Wednesday July 12th- despite the rain, lightning and flood warnings- a group of individuals met at Pine Banks Park to celebrate the 200th birthday of avid transcendentalist and Massachusetts author Henry David Thoreau. The Malden Public Library put on this event under the guidance of Library Director Dora St. Martin to discuss Thoreau’s most popular novel, “Walden,” and to talk about the man who cast himself as the starring role in it. There were many varied opinions on what people thought of “Walden” and Thoreau with some feeling that his writing was very, “self-centered,” while others felt that his writing was, “stimulating,” and viewed the novel as less straightforward than it seemed.
The varied opinions of the group were also reflected in the varied origins of the group’s members. Aside from St. Martin, there was also a married couple who had lived in Malden for all of their married life, a woman who moved here from Malaysia five months ago, and a man from East Boston who’d visited the Malden Public Library recently and having heard about the event decided to attend. While all had different ideas and thoughts about the book, all shared a passion for not only reading but for challenges, as they not only braved the storm but plowed through Thoreau’s challenging text.

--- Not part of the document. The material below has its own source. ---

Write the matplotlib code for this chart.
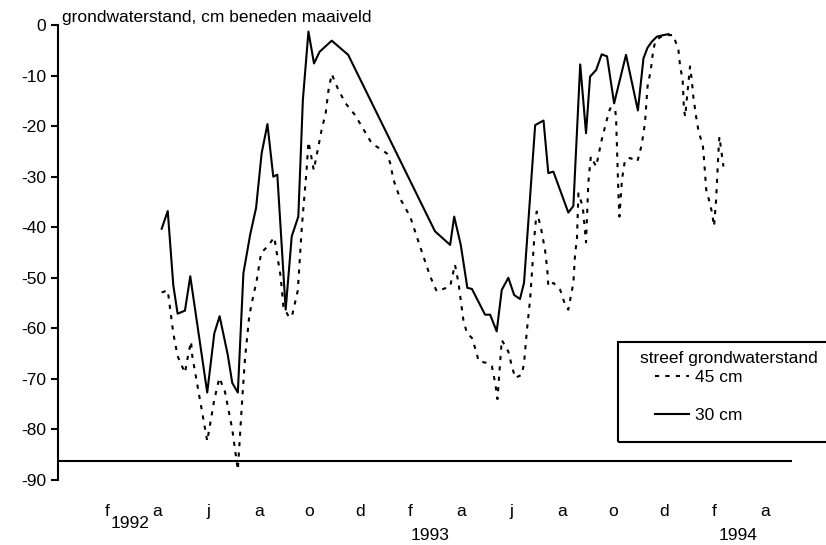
import matplotlib
matplotlib.use('Agg')
import matplotlib.pyplot as plt
from matplotlib.patches import Rectangle

plt.rcParams['font.family'] = ['Liberation Sans', 'DejaVu Sans']
plt.rcParams['font.size'] = 12.5
plt.rcParams['axes.unicode_minus'] = False

# x = months after 1 Jan 1992 (label "f" 1992 sits at 1), y = cm relative to ground level
solid_x = [3.16, 3.40, 3.62, 3.79, 4.08, 4.29, 4.96, 5.24, 5.45, 5.77, 5.95, 6.17,
           6.39, 6.66, 6.89, 7.11, 7.34, 7.57, 7.73, 8.06, 8.30, 8.56, 8.74, 8.96,
           9.18, 9.40, 9.88, 10.53, 13.96, 14.56, 14.72, 14.98, 15.24, 15.42, 15.94,
           16.14, 16.40, 16.60, 16.86, 17.09, 17.32, 17.48, 17.92, 18.25, 18.44, 18.64,
           19.23, 19.43, 19.70, 19.93, 20.09, 20.33, 20.55, 20.76, 21.04, 21.51, 21.98,
           22.20, 22.36, 22.53, 22.73, 22.99, 23.19]
solid_y = [-40.3, -36.8, -51.5, -57.1, -56.5, -49.7, -72.7, -61.0, -57.6, -65.2, -70.8, -72.7,
           -49.1, -41.4, -36.2, -25.4, -19.6, -30.0, -29.6, -56.3, -41.8, -37.9, -14.8, -1.3,
           -7.6, -5.3, -3.1, -5.9, -40.8, -43.5, -37.9, -43.5, -52.0, -52.2, -57.3,
           -57.3, -60.6, -52.4, -50.0, -53.4, -54.2, -51.0, -19.8, -18.9, -29.3, -29.0,
           -37.1, -35.8, -7.8, -21.4, -10.2, -8.9, -5.8, -6.2, -15.5, -5.9, -16.9,
           -6.6, -4.5, -3.3, -2.3, -2.0, -1.8]

dash_x = [3.16, 3.40, 3.62, 3.79, 4.08, 4.21, 4.32, 4.37, 4.96, 5.24, 5.44, 5.66,
          5.95, 6.17, 6.35, 6.45, 6.62, 6.72, 6.92, 7.09, 7.36, 7.61, 7.86, 7.97,
          8.17, 8.30, 8.54, 8.70, 8.79, 8.89, 8.96, 9.06, 9.17, 9.30, 9.49, 9.64,
          9.75, 9.88, 10.14, 10.43, 10.80, 11.46, 12.06, 12.19, 12.32, 12.58, 12.98,
          13.37, 13.77, 14.03, 14.56, 14.75, 14.89, 15.08, 15.22, 15.42, 15.61, 15.68,
          16.07, 16.21, 16.34, 16.43, 16.60, 16.86, 17.00, 17.13, 17.39, 17.48, 17.59,
          17.72, 17.83, 17.89, 17.98, 18.14, 18.31, 18.40, 18.44, 18.64, 18.91, 19.10,
          19.23, 19.43, 19.50, 19.57, 19.63, 19.80, 19.93, 20.02, 20.12, 20.33, 20.55,
          20.75, 20.88, 21.08, 21.12, 21.21, 21.25, 21.35, 21.47, 21.67, 21.96, 22.13,
          22.26, 22.36, 22.49, 22.57, 22.66, 22.86, 23.15, 23.38, 23.58, 23.65, 23.75,
          23.80, 23.85, 23.91, 24.04, 24.11, 24.17, 24.28, 24.37, 24.55, 24.60, 24.68,
          24.77, 24.90, 24.99, 25.07, 25.16, 25.20, 25.36]
dash_y = [-52.9, -52.5, -61.0, -65.5, -68.8, -65.2, -62.6, -65.5, -82.3, -74.1, -69.8, -72.5,
          -80.0, -88.0, -73.5, -66.2, -57.6, -55.0, -50.4, -45.1, -43.7, -42.0, -49.7, -55.7,
          -57.6, -57.8, -52.5, -39.9, -34.6, -28.5, -23.1, -25.7, -28.7, -25.4, -20.5, -17.5,
          -13.0, -9.7, -12.8, -15.5, -17.8, -23.4, -25.4, -27.3, -30.6, -34.3, -37.9,
          -43.8, -49.7, -52.7, -51.7, -47.4, -51.0, -58.3, -60.9, -61.9, -64.9, -66.5,
          -66.9, -67.5, -70.8, -74.0, -62.3, -64.6, -67.5, -69.8, -69.2, -66.9, -60.6,
          -54.3, -46.4, -41.8, -36.9, -39.9, -44.5, -48.4, -51.7, -51.0, -52.4, -55.3,
          -56.3, -51.0, -45.1, -42.5, -33.3, -35.9, -43.0, -31.3, -26.0, -28.0, -22.7,
          -18.8, -16.5, -16.5, -18.8, -33.3, -37.9, -30.6, -26.7, -26.3, -27.0, -23.7,
          -19.4, -12.2, -8.9, -5.6, -3.3, -2.4, -2.0, -2.0, -4.9, -8.2, -10.9,
          -16.8, -18.1, -14.8, -8.2, -10.9, -14.2, -18.1, -20.8, -24.0, -27.0, -32.6,
          -34.2, -36.9, -39.8, -34.6, -25.4, -22.1, -28.0]

month_pos = list(range(1, 29, 2))
month_labels = ['f', 'a', 'j', 'a', 'o', 'd', 'f', 'a', 'j', 'a', 'o', 'd', 'f', 'a']
year_pos = [1.91, 13.77, 25.94]
year_labels = ['1992', '1993', '1994']
year_y = [-0.095, -0.123, -0.123]
base_level = -86.3

fig = plt.figure(figsize=(8.26, 5.45), dpi=100)
ax = fig.add_axes([58 / 826, 65 / 545, 734 / 826, 455 / 545])

l45, = ax.plot(dash_x, dash_y, color='black', lw=1.5, linestyle=(0, (2.0, 3.0)), label='45 cm')
l30, = ax.plot(solid_x, solid_y, color='black', lw=1.5, label='30 cm')
ax.axhline(base_level, color='black', lw=1.5)

ax.set_xlim(-0.937, 28.07)
ax.set_ylim(-90, 0)
ax.set_yticks(range(0, -100, -10))
ax.set_xticks(month_pos)
ax.set_xticklabels(month_labels)
ax.tick_params(axis='x', length=0, pad=17)
ax.tick_params(axis='y', direction='out', length=5, width=1.5, pad=3.5)
for s in ['top', 'right', 'bottom']:
    ax.spines[s].set_visible(False)
ax.spines['left'].set_linewidth(1.5)

for xp, lab, yy in zip(year_pos, year_labels, year_y):
    ax.text(xp, yy, lab, transform=ax.get_xaxis_transform(), ha='center', va='center')

fig.text(62 / 826, 1 - 22 / 545, 'grondwaterstand, cm beneden maaiveld', ha='left', va='baseline')

# legend box
fig.patches.append(Rectangle((618 / 826, 1 - 442 / 545), 220 / 826, 100 / 545,
                             transform=fig.transFigure, fill=False, edgecolor='black', lw=1.5))
fig.text(729 / 826, 1 - 358 / 545, 'streef grondwaterstand', ha='center', va='center')
ax.legend(handles=[l45, l30], loc='upper left', bbox_to_anchor=(655 / 826, 1 - 370 / 545),
          bbox_transform=fig.transFigure, frameon=False, borderpad=0, borderaxespad=0,
          handlelength=1.95, handletextpad=0.35, labelspacing=1.3)

fig.savefig('out.png', dpi=100)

When discussing the writing style of Thoreau, it was clear that most found his writing to be a bit difficult to understand due to both the time period and the multiple interpretations one could take from the novel. The woman from Malaysia had never previously read the text and since English is not her first language she had to, “re-read paragraphs,” however she still could easily see how the language Thoreau used was, “poetic and romantic.” Others had read the book in high school and hadn’t taken another look at it since the event and were surprised by the difference they felt in reading it a second time. One woman felt that the, “19th century prose,” was rather challenging for her but back in high school the ideas and philosophies that Thoreau wrote about were still very new and fascinating to her. Another woman noted that Thoreau used a lot of, “Greek and religious references,” throughout the book which also provided a bit of difficulty when reading.
However, despite the difficulties that may have arisen while reading the novel all of the partygoers could agree that the novel is still able to be applied to our lives. The woman from Malaysia spoke about how Walden is a, “very self-reflective book,” and that Thoreau’s focus on individuality reminded her of our current lives and how our world has become very self-consumed. Another woman who’d previously read the novel agreed and said that when she’d first read it she was a teenager and was drawn the to aspects of individuality throughout the novel however now that she’s surrounded by it she, “doesn’t like it (the individuality) as much.” Another big idea that the readers garnered from the novel was the concept of living more simply and being present in the current moment, which a lot of them felt was especially important as we are so often focused on the future that we forget to enjoy what is currently happening.
The 200th birthday party for Henry David Thoreau at Pine Banks Park was a wonderful way for interested readers to be able to expand their knowledge of the book as well as share thoughtful discussions on nature, self-reflection, and symbolism. Thoreau truly came to life again through the perseverance and enthusiasm of this group of people to commemorate the day and hold onto the timelessness of the book.